BARNARD: It seems to me that likelihood would tell you that you lay 2 to 1 in favour of H1 against H2, and the conditional probabilities would be exactly the same. Likelihood will not tell you what odds you should lay in favour of H1 as against the rest of the universe. Probability claims to do that, and it is the only thing that probability can do that likelihood cannot.
You can read the rest of pages 78-103 of the Savage Forum here.
HAPPY BIRTHDAY GEORGE!
References
*A few other Barnard links on this blog:
Aris Spanos: Comment on the Barnard and Copas (2002) Empirical Example
Stephen Senn: On the (ir)relevance of stopping rules in meta-analysis
Mayo, Barnard, Background Information/Intentions https://errorstatistics.com/2012/09/19/barnard-background-infointentions/
Links to a scan of the entire Savage forum may be found at: https://errorstatistics.com/2013/04/06/who-is-allowed-to-cheat-i-j-good-and-that-after-dinner-comedy-hour/
Pearson’s point is surely the key. There seems to be a common view ‘in the wild’ that it is rational to ‘forget about’ the possibility of ‘something else’. This is clearly efficient, but – as in the run-up to the financial crisis – is sometimes unsafe.
Dave: Yes, and I’m glad I included it; I nearly stopped typing before that….
David Marsay: You stole my comment. 😦
In my blog I argue that pragmatism is sometimes unsafe, and here is an example.
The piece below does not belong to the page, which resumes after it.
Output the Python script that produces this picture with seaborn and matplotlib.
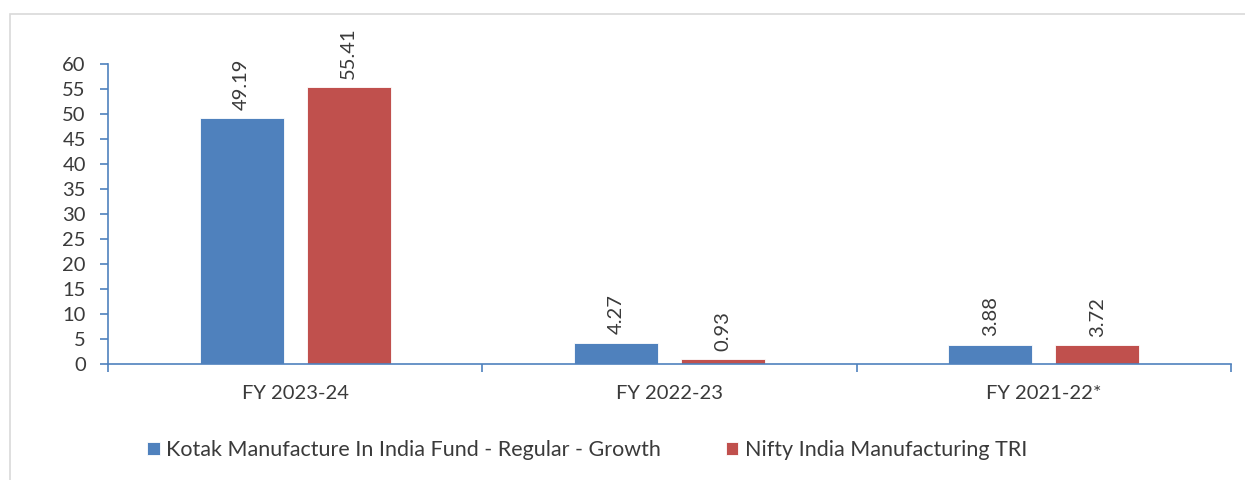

Perhaps we should always ‘expect’ to be disproven in the long run, so that a priori probabilities only make sense in the short run, bearing in mind that the short run can sometimes be shorter than usual.
Dave: I thought they were to get wiped out in the long-run. I took Barnard’s point to be that they’re problematic right now because you can manipulate them to wind up with all different answers depending on your handling of the Bayesian catchall factor. Granted pure likelihoodism can only get around this by being limited to comparative claims, not necessarily even exhaustive.
I take Barnard to support the view that in practice the Bayesian approach is never genuinely exhaustive, and that it’s main drawback is that it is too often treated as if it is.
Thus in 2006 people were saying that the probability of a crash was zero, when what they should have said was that they couldn’t conceive of any way that a crash could occur. It seems to me that the likelihood approach is philosophically more honest, as you only ever get ratios between hypotheses that you have actually considered. But one can also use a notation like Jack Good’s P(A|B:C) to acknowledge that the probability is dependent on something, and not absolute.
The other issues on your blog matter too, but I think often the main thing is to understand what is properly meant by a ‘probability’.
The situation is actually worse than what was said. If we’re talking at any specific parametric model (let’s say for continuous data to make it more obvious), one could say that the subjective probability for believing that the model holds exactly is zero, so whatever posterior probability is conditional on the parametric model is conditional on an event with zero probability and can therefore be anything.
Laurie Davies also made the point that if it is enough that such a model holds “approximately”, prior probabilities should actually not sum up or integrate out to one but to something larger, because if N(0,1) is a good approximation, N(10^{-9},1) will be a good approximation as well.
The frequentists of course have problems, too, connected with not really believing that their parametric modes are true, but at least they don’t need to specify a probability for any specific model being true.
(Actually the above problem should not be a problem worse than for frequentists for pure de Finetti-Bayesians because for de Finetti there is no such thing as a “true model/hypothesis” anyway and it is all only about prediction of observable future events, so approximation neither means that we condition on probability zero-events nor does it mean that probabilities should add up to something larger than one; rather it only means that predictive posterior probabilities are just approximations.)
Laurie Davies’ work seems interesting. I suppose I view likelihood as an often convenient but non-fundamental concept and his approach appears consistent with this.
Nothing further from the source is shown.